The Law Firm of Rosemarie S. Roth, P.A., Miami, Florida, rlsroth@gmail.com
Clients’ lives change when their divorce is finally over. Divorced spouses confront a myriad of issues that they are better able to handle from their experiences in working through the Collaborative Process. Active communication skills develop as the clients work together, with the guidance of the Collaborative professionals, to achieve a marital settlement. Since the clients’ goal was to reach a marital settlement agreement with a “win-win” result, their concerted efforts of arriving at a settlement that works for each of them through constructive communication can be achieved. Each spouse learns not just to hear what their spouse/partner has said, but to LISTEN to WHAT was being said. As each spouse listens to the other, acknowledging the other spouse’s point of view with respect results in the speaker feeling more comfortable in working with the listener. Developing active listening skills provides a deeper understanding of the other spouse between the speaker and the listener throughout repeated interactions with each other and the Collaborative Team.
Once this level of respect and understanding is reached, the resolution of marital disputes or issues can more readily occur between the divorcing spouses. An example of the effectiveness of this skill was demonstrated recently when a couple, divorced for more than a year, resolved a post-divorce issue that would have brought litigating clients, post-judgment, back to court. During the Coronavirus event, a former husband lost his job and needed to reduce his child support. When he approached the former wife and presented his situation, she readily agreed to his request.
This post-divorce agreement achieved by the spouses was in stark contrast to when the spouses began to divorce. When the former wife initially sought counsel for her divorce, she told her attorney she wanted a “bulldog” and explained she was angry and hurt. It took the skill and effort of her lawyer and the other Collaborative Team professionals to enable her to move beyond the negative feelings toward her husband and to listen to him as the Collaborative Process unfolded. The former wife later acknowledged that she had never really listened to her husband during their marriage. After their divorce, the former husband commented that he felt that the former wife finally respected, heard, and understood what he was saying.
The example I shared speaks to the value the Collaborative Process can provide to divorced spouses. Issues involving child support did not result in an argument between the divorced spouses but a frank discussion that enabled a satisfactory solution without acrimony.
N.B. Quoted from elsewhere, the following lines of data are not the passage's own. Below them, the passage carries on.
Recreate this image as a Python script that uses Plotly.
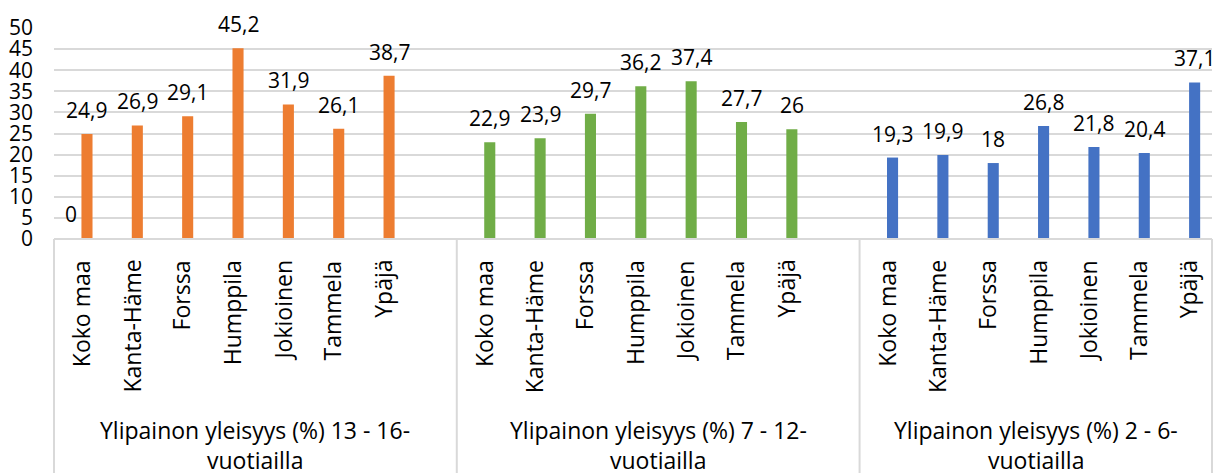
import plotly.graph_objects as go

categories = ["Koko maa", "Kanta-Häme", "Forssa", "Humppila", "Jokioinen", "Tammela", "Ypäjä"]
group_lines = [
    ["Ylipainon yleisyys (%) 13 - 16-", "vuotiailla"],
    ["Ylipainon yleisyys (%) 7 - 12-", "vuotiailla"],
    ["Ylipainon yleisyys (%) 2 - 6-", "vuotiailla"],
]
values_13_16 = [24.9, 26.9, 29.1, 45.2, 31.9, 26.1, 38.7]
values_7_12 = [22.9, 23.9, 29.7, 36.2, 37.4, 27.7, 26]
values_2_6 = [19.3, 19.9, 18, 26.8, 21.8, 20.4, 37.1]
zero_series = [0]  # second series, only Koko maa in first group
group_values = [values_13_16, values_7_12, values_2_6]
group_colors = ["#ED7D31", "#70AD47", "#4472C4"]
y_ticks = [0, 5, 10, 15, 20, 25, 30, 35, 40, 45, 50]

FONT = "Open Sans"
SIZE_NUM = 21
SIZE_CAT = 23
slots_per_group = 8
n_slots = 23
PLOT_H = 211

def fmt(v):
    return f"{v:g}".replace(".", ",")

fig = go.Figure()
annotations = []
BAR_W = 0.22
BAR_OFF = 0.045

for g, vals in enumerate(group_values):
    xs = [g * slots_per_group + i for i in range(len(vals))]
    fig.add_trace(go.Bar(
        x=xs, y=vals, width=BAR_W, offset=BAR_OFF,
        marker=dict(color=group_colors[g], line=dict(width=0)),
        hoverinfo="skip",
    ))
    for x, v in zip(xs, vals):
        annotations.append(dict(
            x=x + BAR_OFF + BAR_W / 2, y=v, xref="x", yref="y",
            text=fmt(v), showarrow=False, yanchor="middle", xanchor="center",
            yshift=24, font=dict(family=FONT, size=SIZE_NUM, color="#000000"),
        ))

# zero-valued series (left of Koko maa in first group)
zx = [0]
fig.add_trace(go.Bar(
    x=zx, y=zero_series, width=BAR_W, offset=-BAR_OFF - BAR_W,
    marker=dict(color=group_colors[0]), hoverinfo="skip",
))
for x, v in zip(zx, zero_series):
    annotations.append(dict(
        x=x - BAR_OFF - BAR_W / 2, y=v, xref="x", yref="y",
        text=fmt(v), showarrow=False, yanchor="middle", xanchor="center",
        yshift=25, font=dict(family=FONT, size=SIZE_NUM, color="#000000"),
    ))

# category labels (rotated)
for g in range(3):
    for i, c in enumerate(categories):
        annotations.append(dict(
            x=g * slots_per_group + i + 0.03, y=-19 / PLOT_H, xref="x", yref="paper",
            text=c, textangle=-90, showarrow=False,
            xanchor="center", yanchor="top",
            font=dict(family=FONT, size=SIZE_CAT, color="#000000"),
        ))

# group labels
bounds = [(-0.5, 7.5), (7.5, 15.5), (15.5, 22.5)]
for g, lines in enumerate(group_lines):
    cx = (bounds[g][0] + bounds[g][1]) / 2
    for k, line in enumerate(lines):
        annotations.append(dict(
            x=cx, y=-(191 + 30 * k) / PLOT_H, xref="x", yref="paper",
            text=line, showarrow=False, xanchor="center", yanchor="middle",
            font=dict(family=FONT, size=SIZE_CAT, color="#000000"),
        ))

shapes = []
for b in [0, 8, 16, 23]:
    shapes.append(dict(
        type="line", xref="paper", yref="paper",
        x0=b / n_slots, x1=b / n_slots, y0=0, y1=-1.2,
        line=dict(color="#D9D9D9", width=2),
    ))
shapes.append(dict(
    type="line", xref="paper", yref="paper", x0=0, x1=1, y0=0, y1=0,
    line=dict(color="#D9D9D9", width=2),
))

# page body has an 8px margin, so the figure is 8px smaller than the window
fig.update_layout(
    width=1213, height=465,
    margin=dict(l=46, r=9, t=20, b=234, autoexpand=False),
    paper_bgcolor="white", plot_bgcolor="white",
    showlegend=False, barmode="overlay",
    font=dict(family=FONT, size=SIZE_NUM, color="#000000"),
    annotations=annotations, shapes=shapes,
    xaxis=dict(range=[-0.5, n_slots - 0.5], showticklabels=False, showgrid=False,
               zeroline=False, showline=False, ticks="", automargin=False),
    yaxis=dict(range=[0, 50], tickvals=y_ticks, ticktext=[str(t) for t in y_ticks],
               showgrid=True, gridcolor="#D9D9D9", gridwidth=1.5, zeroline=False,
               showline=False, ticks="", ticklabelstandoff=20, automargin=False,
               tickfont=dict(family=FONT, size=SIZE_NUM, color="#000000")),
)
for tr in fig.data:
    tr.cliponaxis = False

fig.write_html("out.html")
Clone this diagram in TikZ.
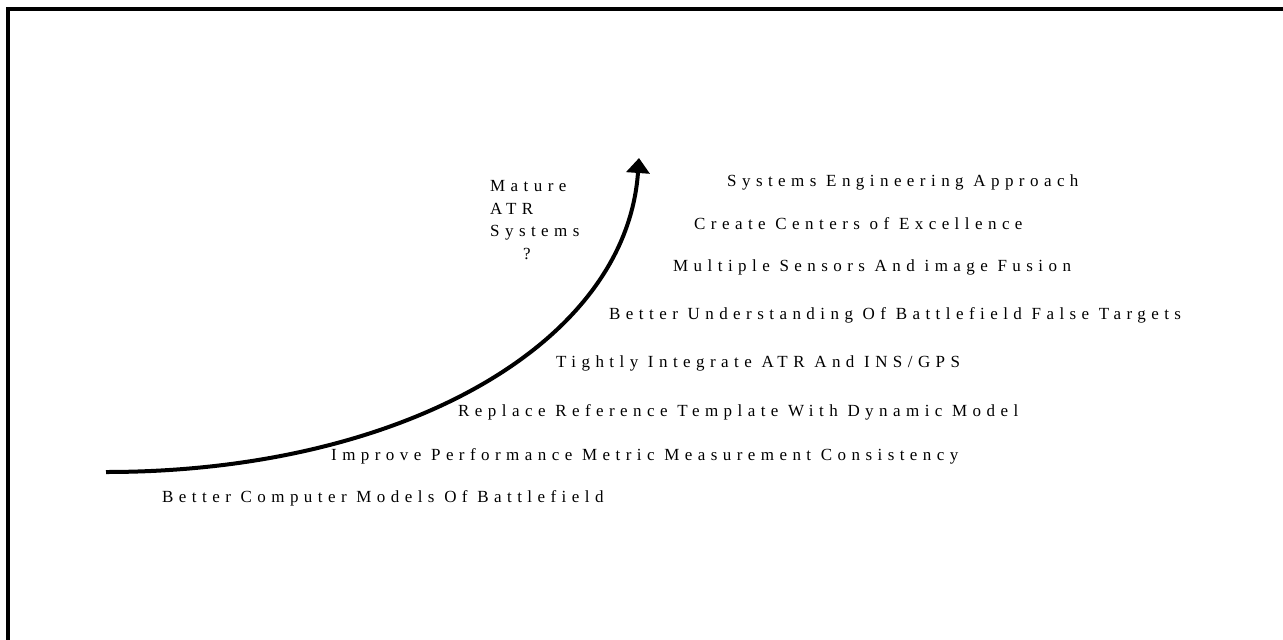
\documentclass[tikz,border=0pt]{standalone}
\usepackage{fontspec}
\newfontfamily\spaced[LetterSpace=32]{Liberation Serif}
\usepackage{tikz}
\usetikzlibrary{arrows.meta}

\tikzset{goal/.style={anchor=base west,inner sep=0pt,font=\spaced\fontsize{17}{22.5}\selectfont}}

\begin{document}
\begin{tikzpicture}[x=1pt,y=-1pt]
  \useasboundingbox (0,0) rectangle (1283,640);
  \draw[line width=4.5pt] (8,640) |- (1283,9);
  \node[goal,align=left] (n00) at (490,259) {Mature\\ATR\\Systems\\\hspace{33pt}?};
  \node[goal] (n01) at (162,502) {Better Computer Models Of Battlefield};
  \node[goal] (n02) at (331,460) {Improve Performance Metric Measurement Consistency};
  \node[goal] (n03) at (458,416) {Replace Reference Template With Dynamic Model};
  \node[goal] (n04) at (556,367) {Tightly Integrate ATR And INS/GPS};
  \node[goal] (n05) at (609,319) {Better Understanding Of Battlefield False Targets};
  \node[goal] (n06) at (673,271) {Multiple Sensors And image Fusion};
  \node[goal] (n07) at (694,229) {Create Centers of Excellence};
  \node[goal] (n08) at (727,186) {Systems Engineering Approach};
  \coordinate (c0) at (106,472);
  \coordinate (c1) at (639,158);
  \draw[line width=4pt,-{Triangle[width=23pt,length=15pt]}]
    (c0) .. controls (400,472) and (626,345) .. (c1);
\end{tikzpicture}
\end{document}
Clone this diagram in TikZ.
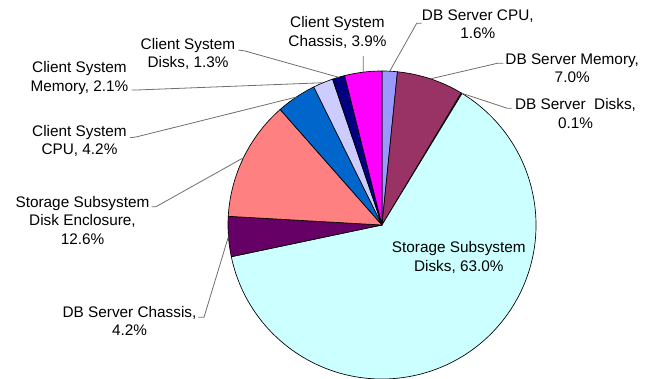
\documentclass[tikz,border=0pt]{standalone}
\usepackage{fontspec}
\setmainfont{Liberation Sans}
\usetikzlibrary{calc}
\definecolor{cDBcpu}{HTML}{9999FF}
\definecolor{cDBmem}{HTML}{993366}
\definecolor{cDBdisk}{HTML}{FFFFCC}
\definecolor{cSdisk}{HTML}{CCFFFF}
\definecolor{cDBchas}{HTML}{660066}
\definecolor{cEncl}{HTML}{FF8080}
\definecolor{cCcpu}{HTML}{0066CC}
\definecolor{cCmem}{HTML}{CCCCFF}
\definecolor{cCdisk}{HTML}{000080}
\definecolor{cCchas}{HTML}{FF00FF}
\definecolor{leadgray}{RGB}{110,110,110}
\tikzset{
  slice/.style={draw=black, line width=0.5pt, line join=round},
  lbl/.style={align=center, inner sep=0pt, font=\fontsize{11.5}{13.7}\selectfont, text=black},
  leader/.style={draw=leadgray, line width=0.6pt},
}
\newcommand{\pieslice}[3]{\filldraw[slice, fill=#3] (C) -- ++(#1:154) arc[start angle=#1, end angle=#2, radius=154] -- cycle;}
\begin{document}
\begin{tikzpicture}[x=0.75pt, y=0.75pt]
\useasboundingbox (0,0) rectangle (651,379);
\coordinate (C) at (382,154);
\begin{scope}
\clip (0,0) rectangle (651,379);
\pieslice{84.24}{90}{cDBcpu}
\pieslice{59.04}{84.24}{cDBmem}
\pieslice{58.68}{59.04}{cDBdisk}
\pieslice{-168.12}{58.68}{cSdisk}
\pieslice{176.76}{191.88}{cDBchas}
\pieslice{131.4}{176.76}{cEncl}
\pieslice{116.28}{131.4}{cCcpu}
\pieslice{108.72}{116.28}{cCmem}
\pieslice{104.04}{108.72}{cCdisk}
\pieslice{90}{104.04}{cCchas}
\end{scope}
% pie attachment points (slice mid angles)
\coordinate (pDBcpu) at ($(C)+(87.12:154)$);
\coordinate (pDBmem) at ($(C)+(71.64:154)$);
\coordinate (pDBdisk) at ($(C)+(58.86:154)$);
\coordinate (pDBchas) at ($(C)+(184.32:154)$);
\coordinate (pEncl) at ($(C)+(154.08:154)$);
\coordinate (pCcpu) at ($(C)+(123.84:154)$);
\coordinate (pCmem) at ($(C)+(112.5:154)$);
\coordinate (pCdisk) at ($(C)+(106.38:154)$);
\coordinate (pCchas) at ($(C)+(97.02:154)$);
% labels
\node[lbl] (lCchas) at (337.5,346.5) {Client System\\Chassis, 3.9\%};
\node[lbl] (lCdisk) at (188,325) {Client System\\Disks, 1.3\%};
\node[lbl] (lCmem) at (79.5,301) {Client System\\Memory, 2.1\%};
\node[lbl] (lCcpu) at (79.5,238) {Client System\\CPU, 4.2\%};
\node[lbl] (lEncl) at (82.5,158.5) {Storage Subsystem\\Disk Enclosure,\\12.6\%};
\node[lbl] (lDBchas) at (129.5,57.7) {DB Server Chassis,\\4.2\%};
\node[lbl] (lDBcpu) at (477.8,355) {DB Server CPU,\\1.6\%};
\node[lbl] (lDBmem) at (572.2,311) {DB Server Memory,\\7.0\%};
\node[lbl] (lDBdisk) at (575.5,265.5) {DB Server\ \ Disks,\\0.1\%};
\node[lbl] (lSdisk) at (458.8,121.5) {Storage Subsystem\\Disks, 63.0\%};
% leader lines
\coordinate (sCchas) at (363.2,323);
\draw[leader] (sCchas) -- (pCchas);
\coordinate (aCdisk) at (238.5,329);
\coordinate (bCdisk) at (245,328);
\draw[leader] (aCdisk) -- (bCdisk) -- (pCdisk);
\coordinate (aCmem) at (131.7,289);
\coordinate (bCmem) at (137,289);
\draw[leader] (aCmem) -- (bCmem) -- (pCmem);
\coordinate (aCcpu) at (130,241.3);
\coordinate (bCcpu) at (136,242);
\draw[leader] (aCcpu) -- (bCcpu) -- (pCcpu);
\coordinate (aEncl) at (151.7,172.3);
\coordinate (bEncl) at (156,172.3);
\draw[leader] (aEncl) -- (bEncl) -- (pEncl);
\coordinate (aDBchas) at (198.3,61.7);
\coordinate (bDBchas) at (204,61.7);
\draw[leader] (aDBchas) -- (bDBchas) -- (pDBchas);
\coordinate (aDBcpu) at (421.7,355.7);
\coordinate (bDBcpu) at (416.7,355.7);
\draw[leader] (aDBcpu) -- (bDBcpu) -- (pDBcpu);
\coordinate (aDBmem) at (503.3,315.7);
\coordinate (bDBmem) at (497.3,315.7);
\draw[leader] (aDBmem) -- (bDBmem) -- (pDBmem);
\coordinate (aDBdisk) at (511.7,270.7);
\coordinate (bDBdisk) at (507.3,270.7);
\draw[leader] (aDBdisk) -- (bDBdisk) -- (pDBdisk);
\end{tikzpicture}
\end{document}
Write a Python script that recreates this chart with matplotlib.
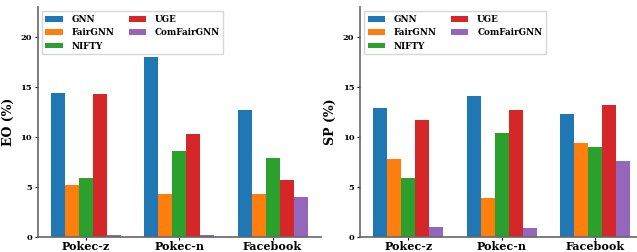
import numpy as np
import matplotlib.pyplot as plt

plt.rcParams['font.family'] = 'DejaVu Serif'
plt.rcParams['font.weight'] = 'bold'

datasets = ['Pokec-z', 'Pokec-n', 'Facebook']
methods = ['GNN', 'FairGNN', 'NIFTY', 'UGE', 'ComFairGNN']
colors = ['#1f77b4', '#ff7f0e', '#2ca02c', '#d62728', '#9467bd']

eo_gnn = [14.4, 18.0, 12.7]
eo_fairgnn = [5.2, 4.3, 4.3]
eo_nifty = [5.9, 8.6, 7.9]
eo_uge = [14.3, 10.3, 5.7]
eo_comfair = [0.15, 0.15, 4.0]

sp_gnn = [12.9, 14.1, 12.3]
sp_fairgnn = [7.8, 3.9, 9.4]
sp_nifty = [5.9, 10.4, 9.0]
sp_uge = [11.7, 12.7, 13.2]
sp_comfair = [1.0, 0.9, 7.6]

eo = [eo_gnn, eo_fairgnn, eo_nifty, eo_uge, eo_comfair]
sp = [sp_gnn, sp_fairgnn, sp_nifty, sp_uge, sp_comfair]

fig = plt.figure(figsize=(6.37, 2.52), dpi=100)
ax1 = fig.add_axes([0.059, 0.06, 0.445, 0.912])
ax2 = fig.add_axes([0.565, 0.06, 0.445, 0.912])

x = np.arange(len(datasets))
w = 0.15
for ax, vals, ylab in [(ax1, eo, 'EO (%)'), (ax2, sp, 'SP (%)')]:
    for i, (m, v) in enumerate(zip(methods, vals)):
        ax.bar(x + (i - 2) * w, v, w, label=m, color=colors[i])
    ax.set_xticks(x)
    ax.set_xticklabels(datasets, fontsize=8, fontweight='bold')
    ax.set_yticks([0, 5, 10, 15, 20])
    ax.tick_params(axis='y', labelsize=6, length=2, width=0.8, pad=2)
    ax.tick_params(axis='x', length=2, width=0.8, pad=1)
    ax.set_ylim(0, 23)
    ax.set_xlim(-0.52, 2.52)
    ax.set_ylabel(ylab, fontsize=9, fontweight='bold', labelpad=4)
    ax.spines['top'].set_visible(False)
    ax.spines['right'].set_visible(False)
    for s in ['left', 'bottom']:
        ax.spines[s].set_color('#666666')
        ax.spines[s].set_linewidth(1.2)
    ax.legend(ncol=2, loc='upper left', prop={'weight': 'bold', 'size': 6.3},
              handlelength=2.0, handleheight=0.6, columnspacing=1.6,
              borderaxespad=0.5, labelspacing=0.5, borderpad=0.4,
              handletextpad=1.0, edgecolor='#cccccc', fancybox=False)

fig.savefig('out.png', dpi=100)
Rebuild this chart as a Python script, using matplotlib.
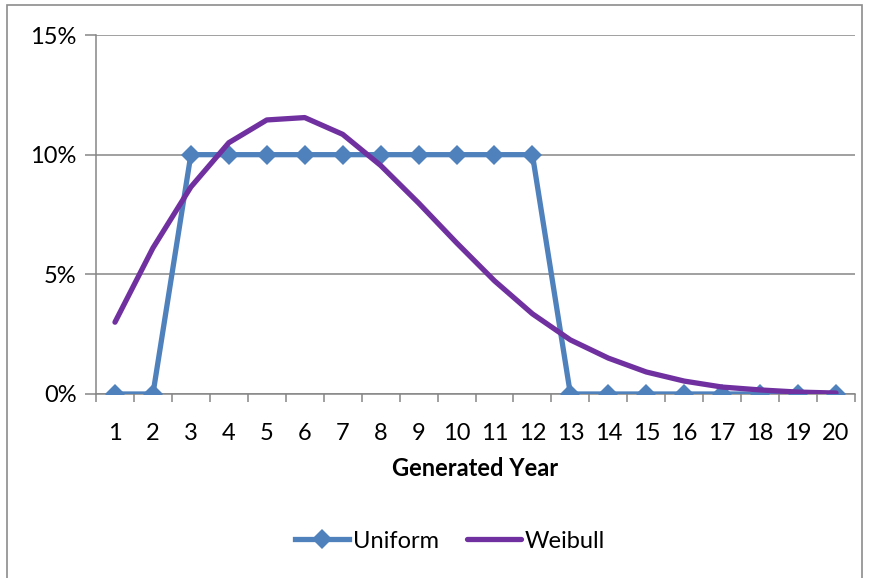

Although a Parenting Plan generally states that child support and timesharing changes requested by one parent should not be unreasonably withheld by the other spouse, those who litigated their divorce never learned to listen to the other spouse and work through unanticipated issues without fighting. Without developing the skills this couple received in the Collaborative Process, resolving post-divorce events related to the children could have disrupted their relationship with the children, with significant others, and with each other. The Collaborative Process provides divorced spouses with the ability to engage in constructive conversations about co-parenting issues and to establish meaningful relationships with their children and other individuals.